The Turkish official, like Mr. Gul, said the Turkish troops would not take part in combat with the Iraqis but would instead seek to prevent the emergence of a Kurdish state in northern Iraq. The official said the Turks could also check any re-emergence of the Kurdish insurgency that operated in southeastern Turkey during the 1990's.

The official made it clear that the Turkish troops would protect themselves if they came under attack.

In recent weeks the Turks have been building their forces on the border, and some 1,200 Turkish troops are already operating in parts of northern Iraq, mainly to hunt down pro-Kurdish guerrillas who might be trying to cross into Turkey.

Mr.

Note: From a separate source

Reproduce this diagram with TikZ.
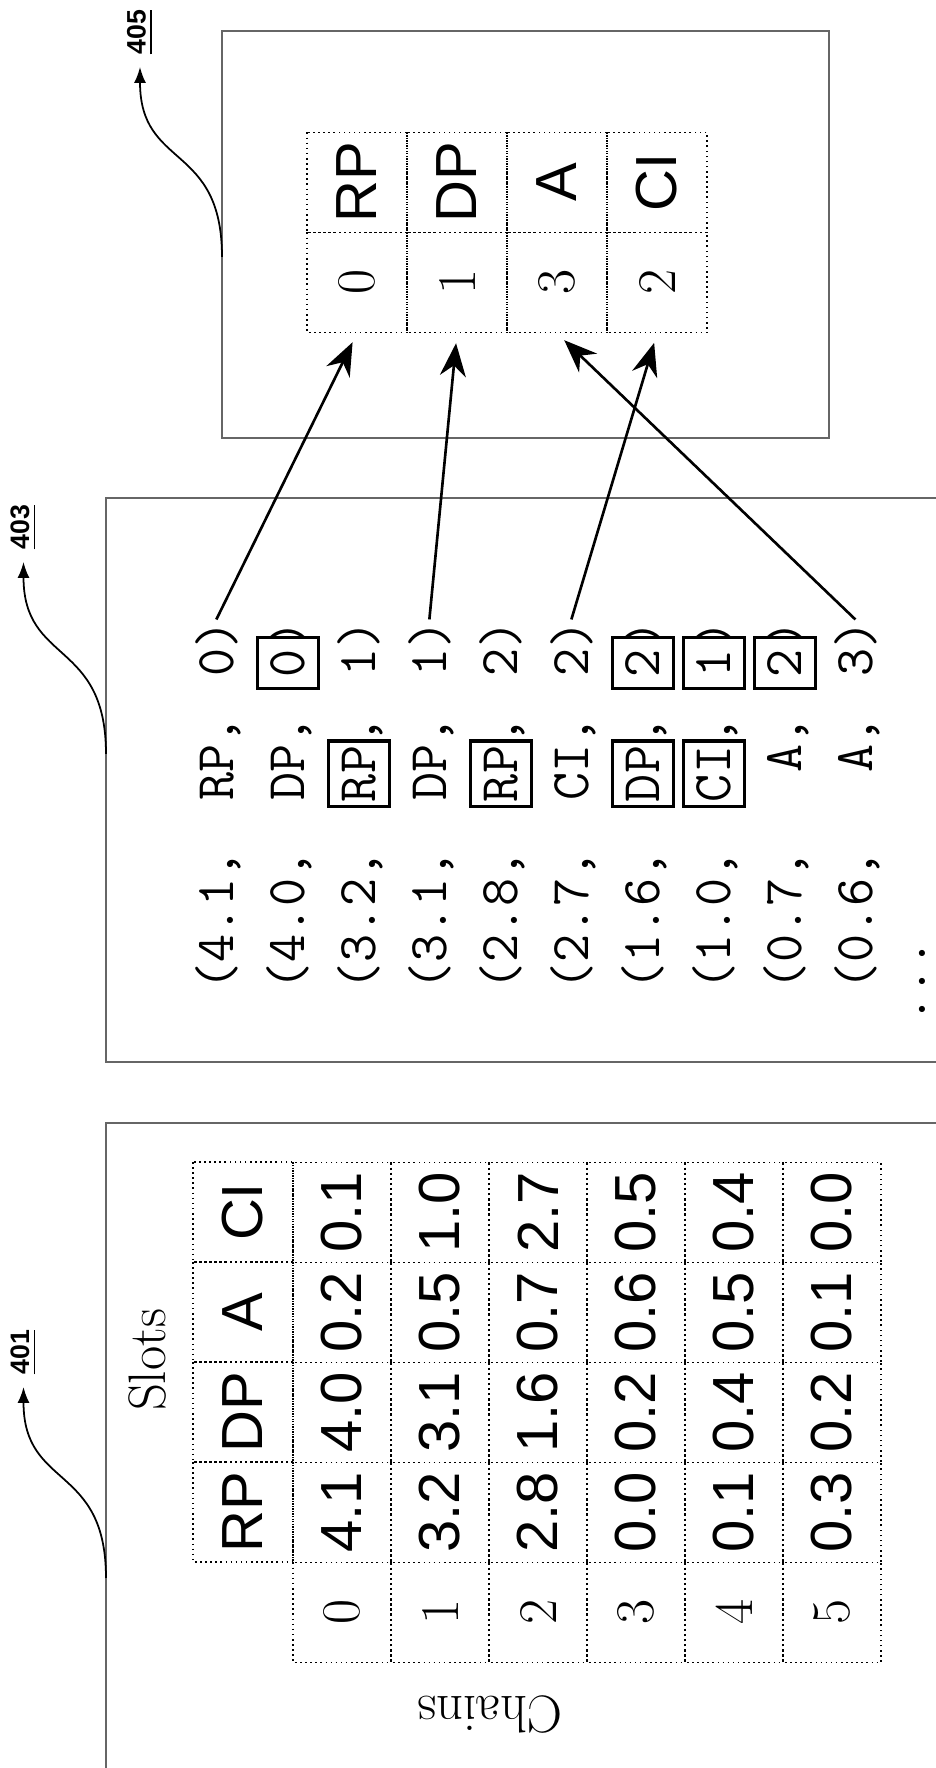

Dizayee referred to the various Turkish rationales for intervention as "pretexts." Like many Kurdish leaders, Mr. Dizayee expressed pride in the democratic institutions the Kurds have built during their 12 years of autonomy. He expressed dismay at the prospect that those institutions might be swamped by an American-led military attack.

"We think these democratic institutions have set a precedent for the rest of Iraq," Mr. Dizayee said. "If they were undermined, it would reflect badly on the whole operation."

The American-led talks appear to be focused on choreographing the nearly simultaneous entry of American combat troops and Turkish soldiers into northern Iraq. One official with the other major Kurdish group, the Patriotic Union of Kurdistan, said Mr. Khalilzad had called the meeting to give each group its final marching orders for what appears to be an imminent war.

One element of the plan, the Kurdish official said, was to ensure that both Turkish and Kurdish forces left the northern Iraqi cities of Mosul and Kirkuk to the American forces. Those cities are the centers of oil production in the region, and Washington plans to grab the oil fields before either Iraq destroys them or the Kurds seize them.

The senior official with the Patriotic Union of Kurdistan said the Kurds were eagerly anticipating the arrival of American soldiers, but not that of the Turks.

"We regard America as liberators," the official said. "And our neighbors as looters."